Sous Louis XVI, cependant, de bons intendants rétablirent en Guyane une certaine prospérité en assainissant l’Administration, en asséchant les terres et surtout en introduisant la culture des poivriers et des girofliers. En 1794, la Convention y abolit l’esclavage, qui fut d’ailleurs rétabli quelques années plus tard, et en fit un territoire de relégation. Billaud-Varenne, Collot d’Herbois, Pichegru, victimes de la « guillotine sèche », furent les plus célèbres des prisonniers politiques qui y séjournèrent. En 1809, une flotte anglo-portugaise s’empara de la Guyane, qui ne fut rendue à la France qu’en 1817.

Au xixe s., tous les essais de colonisation échouèrent, et l’abolition de l’esclavage en 1848-49 acheva d’y ruiner toute vie économique, en provoquant l’abandon des plantations et des travaux de drainage. L’installation d’un bagne par Napoléon III en 1852 accentua le côté répulsif de la Guyane. Toutefois, en 1855, on découvrait enfin l’or de l’Eldorado. Bien exploité à partir de 1870, il assura un temps à la Guyane une relative mais artificielle prospérité. L’épuisement des gisements au xxe s. laissa le pays démuni.
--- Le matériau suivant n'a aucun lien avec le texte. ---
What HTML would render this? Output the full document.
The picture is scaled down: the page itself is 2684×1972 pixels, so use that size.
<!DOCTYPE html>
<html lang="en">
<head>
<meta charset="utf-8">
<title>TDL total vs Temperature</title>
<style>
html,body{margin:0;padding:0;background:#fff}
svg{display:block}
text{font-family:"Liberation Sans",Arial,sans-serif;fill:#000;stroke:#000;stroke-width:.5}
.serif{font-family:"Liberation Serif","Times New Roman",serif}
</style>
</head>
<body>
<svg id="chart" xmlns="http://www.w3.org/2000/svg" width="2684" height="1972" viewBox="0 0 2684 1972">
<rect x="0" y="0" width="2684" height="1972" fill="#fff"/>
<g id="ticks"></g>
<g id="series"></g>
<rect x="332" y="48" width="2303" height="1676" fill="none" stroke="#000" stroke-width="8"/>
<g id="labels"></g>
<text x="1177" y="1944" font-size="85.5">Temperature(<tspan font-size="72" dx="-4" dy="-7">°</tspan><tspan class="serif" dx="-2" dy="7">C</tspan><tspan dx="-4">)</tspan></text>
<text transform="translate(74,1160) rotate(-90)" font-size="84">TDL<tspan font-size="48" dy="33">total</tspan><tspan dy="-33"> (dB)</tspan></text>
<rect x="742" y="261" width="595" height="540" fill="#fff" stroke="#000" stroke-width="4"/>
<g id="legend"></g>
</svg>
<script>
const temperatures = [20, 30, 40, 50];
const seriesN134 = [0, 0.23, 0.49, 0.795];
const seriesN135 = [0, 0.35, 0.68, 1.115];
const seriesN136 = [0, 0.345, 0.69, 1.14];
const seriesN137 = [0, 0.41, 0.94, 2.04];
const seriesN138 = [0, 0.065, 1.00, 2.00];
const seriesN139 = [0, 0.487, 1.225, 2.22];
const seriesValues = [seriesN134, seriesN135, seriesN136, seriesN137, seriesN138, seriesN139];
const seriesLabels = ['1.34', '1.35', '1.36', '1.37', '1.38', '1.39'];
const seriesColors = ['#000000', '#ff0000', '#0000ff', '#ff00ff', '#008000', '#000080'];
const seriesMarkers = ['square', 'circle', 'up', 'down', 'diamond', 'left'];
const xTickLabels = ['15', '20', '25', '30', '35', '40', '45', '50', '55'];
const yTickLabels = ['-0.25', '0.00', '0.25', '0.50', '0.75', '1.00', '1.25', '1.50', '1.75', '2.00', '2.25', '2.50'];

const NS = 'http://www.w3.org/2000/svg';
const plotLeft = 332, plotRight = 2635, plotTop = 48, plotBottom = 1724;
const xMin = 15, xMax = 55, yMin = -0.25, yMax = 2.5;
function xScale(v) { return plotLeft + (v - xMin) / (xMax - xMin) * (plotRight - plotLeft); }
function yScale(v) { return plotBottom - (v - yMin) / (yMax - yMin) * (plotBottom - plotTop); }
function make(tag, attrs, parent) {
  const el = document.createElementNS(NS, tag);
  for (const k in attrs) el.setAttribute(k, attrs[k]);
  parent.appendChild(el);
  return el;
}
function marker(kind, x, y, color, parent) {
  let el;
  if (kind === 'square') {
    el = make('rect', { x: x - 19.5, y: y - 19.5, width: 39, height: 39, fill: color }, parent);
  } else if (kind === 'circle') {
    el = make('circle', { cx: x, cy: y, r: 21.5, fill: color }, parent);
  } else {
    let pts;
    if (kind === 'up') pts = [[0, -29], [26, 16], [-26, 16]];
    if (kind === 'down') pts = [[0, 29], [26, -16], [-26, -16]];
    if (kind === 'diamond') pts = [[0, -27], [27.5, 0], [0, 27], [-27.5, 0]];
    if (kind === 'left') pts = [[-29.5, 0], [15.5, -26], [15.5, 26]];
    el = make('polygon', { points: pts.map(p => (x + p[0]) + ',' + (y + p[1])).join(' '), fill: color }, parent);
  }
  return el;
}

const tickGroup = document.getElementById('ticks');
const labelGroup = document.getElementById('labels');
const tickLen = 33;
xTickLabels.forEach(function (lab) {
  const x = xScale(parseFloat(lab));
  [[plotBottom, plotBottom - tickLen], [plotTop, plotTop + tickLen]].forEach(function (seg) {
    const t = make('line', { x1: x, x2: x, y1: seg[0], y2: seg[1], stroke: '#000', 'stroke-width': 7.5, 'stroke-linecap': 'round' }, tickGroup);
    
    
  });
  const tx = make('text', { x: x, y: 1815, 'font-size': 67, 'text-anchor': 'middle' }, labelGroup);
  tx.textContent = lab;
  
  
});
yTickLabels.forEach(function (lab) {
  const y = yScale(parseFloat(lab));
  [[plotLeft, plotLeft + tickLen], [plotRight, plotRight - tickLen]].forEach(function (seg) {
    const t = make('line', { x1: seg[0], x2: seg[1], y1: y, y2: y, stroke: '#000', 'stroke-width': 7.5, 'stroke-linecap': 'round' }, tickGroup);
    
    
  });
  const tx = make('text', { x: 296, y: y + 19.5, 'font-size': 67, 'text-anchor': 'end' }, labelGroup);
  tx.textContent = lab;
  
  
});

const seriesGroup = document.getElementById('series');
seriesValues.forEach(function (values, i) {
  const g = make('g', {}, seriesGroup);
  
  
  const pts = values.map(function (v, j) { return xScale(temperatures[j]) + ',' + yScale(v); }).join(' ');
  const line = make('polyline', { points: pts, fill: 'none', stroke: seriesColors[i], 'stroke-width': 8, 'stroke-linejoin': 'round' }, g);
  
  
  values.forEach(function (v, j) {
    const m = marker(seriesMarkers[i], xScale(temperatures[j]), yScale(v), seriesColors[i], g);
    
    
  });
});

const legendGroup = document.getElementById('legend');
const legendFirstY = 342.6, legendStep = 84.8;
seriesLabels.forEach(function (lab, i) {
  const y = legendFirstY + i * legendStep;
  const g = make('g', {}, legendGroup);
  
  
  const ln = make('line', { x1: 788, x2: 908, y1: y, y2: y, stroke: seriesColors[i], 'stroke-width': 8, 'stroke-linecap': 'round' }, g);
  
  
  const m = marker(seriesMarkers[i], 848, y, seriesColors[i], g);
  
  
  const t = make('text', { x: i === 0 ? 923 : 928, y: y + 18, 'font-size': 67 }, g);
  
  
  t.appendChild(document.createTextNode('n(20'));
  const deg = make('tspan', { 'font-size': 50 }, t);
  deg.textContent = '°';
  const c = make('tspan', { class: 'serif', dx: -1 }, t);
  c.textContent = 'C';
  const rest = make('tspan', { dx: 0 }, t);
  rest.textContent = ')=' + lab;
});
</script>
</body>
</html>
Le bagne, qui reçut de 1852 à 1939 plus de 70 000 prisonniers — dont le plus célèbre fut le capitaine Dreyfus, enfermé à l’île du Diable —, ne permit pas une bonne exploitation de la colonie. Après la Première Guerre mondiale, l’opinion publique, alertée par les enquêtes d’Albert Londres (1884-1932), réclama la suppression du bagne, qui fut décrétée en 1938, mais la guerre empêcha son exécution, et ce n’est qu’en 1947 que le bagne cessa d’exister.

Depuis 1848, les Guyanais avaient le statut de citoyens français et, en 1877, ils étaient représentés au Parlement. Divisée en 1930 en deux territoires, la Guyane et l’Inini, la colonie devint en 1946 un département. Actuellement, elle souffre d’un manque de main-d’œuvre et de la faiblesse du marché commercial. En 1966, la France a construit à Kourou un centre d’études spatiales et un champ de tir pour remplacer celui d’Hammaguir, au Sahara.

P. P. et P. R.


La population

La Guyane comptait près de 30 000 habitants en 1945 et 45 000 en 1970. La population a donc relativement peu augmenté malgré le net excédent des naissances sur les décès (le taux de natalité dépasse 40 p. 1 000 ; le taux de mortalité avoisine 20 p. 1 000). La cause en est le départ de la quasi-totalité des anciens forçats et la forte émigration de l’élite locale. Environ 80 p. 100 de la population vivent sur la côte, en particulier dans l’île de Cayenne, qui regroupe près de deux tiers du total ; les communes côtières en réunissent 30 p. 100, et les communes de l’intérieur 5 p. 100 seulement.

La population est assez hétérogène, formée pour plus de moitié de métis ou de créoles avec d’importantes minorités européenne, noire, indienne, anglaise (originaire de Sainte-Lucie), chinoise. Les Indiens, divisés en tribus, vivent d’une économie fondée sur la pêche et la chasse.